This is not a supply-demand issue. It's a logistical nightmare—a big, tangled mess of empty shipping containers, grounded airplanes and consumer demand surges.
And there isn't much anyone can do. In fact, Whitney Luckett is down to waiting—waiting for the cargo ships to move latex from Southeast Asia to customers in the U.S.
"I am still sitting on January cargo that has not moved from Vietnam," said Luckett, founding president of Southland Rubber Inc. and principal owner of Simko North America L.L.C. "That cargo normally would be in manufacturing plants by now, and I can't get it out of Vietnam."
She's not alone.
Across the North American rubber industry, product manufacturers, custom mixers and suppliers said they have seen three- to four-month delays in the shipping of goods and materials.
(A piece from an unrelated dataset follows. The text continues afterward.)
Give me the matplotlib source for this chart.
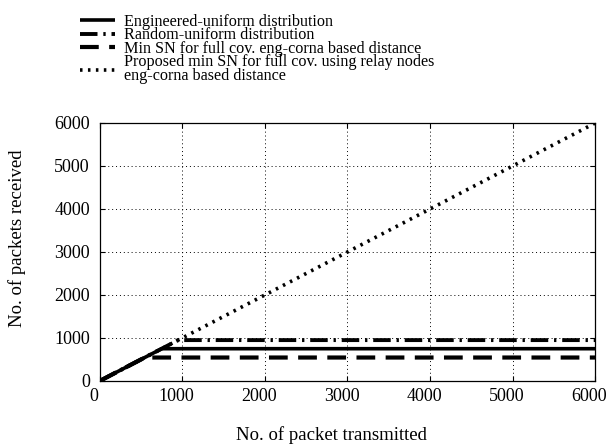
import matplotlib
matplotlib.use("Agg")
import matplotlib.pyplot as plt
from matplotlib.transforms import ScaledTranslation

# data
eng_x = [0, 750, 6000]
eng_y = [0, 750, 750]
rand_x = [0, 950, 6000]
rand_y = [0, 950, 950]
min_x = [0, 545, 6000]
min_y = [0, 545, 545]
prop_x = [0, 6000]
prop_y = [0, 6000]
labels = ["Engineered-uniform distribution",
          "Random-uniform distribution",
          "Min SN for full cov. eng-corna based distance",
          "Proposed min SN for full cov. using relay nodes\neng-corna based distance"]
xticks = [0, 1000, 2000, 3000, 4000, 5000, 6000]
yticks = [0, 1000, 2000, 3000, 4000, 5000, 6000]

plt.rcParams['font.family'] = ['Liberation Serif', 'DejaVu Serif']
fig = plt.figure(figsize=(6.08, 4.44), dpi=100)
ax = fig.add_axes([0.164, 0.142, 0.815, 0.581])

l1, = ax.plot(eng_x, eng_y, color='black', lw=2.6, solid_capstyle='butt')
l2, = ax.plot(rand_x, rand_y, color='black', lw=2.8, linestyle=(0, (4.5, 1.5, 0.6, 1.5)))
l3, = ax.plot(min_x, min_y, color='black', lw=3.0, linestyle=(0, (4.5, 2.5)))
l4, = ax.plot(prop_x, prop_y, color='black', lw=2.6, linestyle=(0, (0.7, 1.5)))

ax.set_xlim(0, 6000)
ax.set_ylim(0, 6000)
ax.set_xticks(xticks)
ax.set_yticks(yticks)
ax.tick_params(direction='in', top=True, right=True, labelsize=13)
ax.tick_params(axis='y', pad=7)
ax.tick_params(axis='x', pad=5)
for lab in ax.get_xticklabels():
    lab.set_transform(lab.get_transform() + ScaledTranslation(-0.06, 0, fig.dpi_scale_trans))
ax.grid(True, color='black', linestyle=(0, (1, 3)), linewidth=0.7)
for s in ax.spines.values():
    s.set_linewidth(0.9)

ax.set_xlabel("No. of packet transmitted", fontsize=13.5, labelpad=15)
ax.xaxis.label.set_x(0.467)
ax.set_ylabel("No. of packets received", fontsize=13.5, labelpad=20)
ax.yaxis.label.set_y(0.554)

leg = fig.legend([l1, l2, l3, l4], labels, loc='upper left', bbox_to_anchor=(0.115, 0.99),
                 frameon=False, fontsize=11.6, handlelength=2.2, labelspacing=-0.17,
                 handletextpad=0.55, borderaxespad=0.2)
leg.get_texts()[3].set_linespacing(0.88)

fig.savefig("out.png", dpi=100)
It's a direct result of the COVID-19 pandemic, both in the way it forced shutdowns worldwide and in the way it shifted consumer demands, spiking the need for products such as personal protective equipment, electronics and at-home gym equipment.
But the underlying problem may not be what you think.
"People think we have a container problem," said Mahesh Srinivasan, associate professor of supply chain and operations management and director of the Institute of Global Business in the College of Business Administration at the University of Akron. "It's not quite that there are not enough (containers) in the system, the problem is: Where are they?"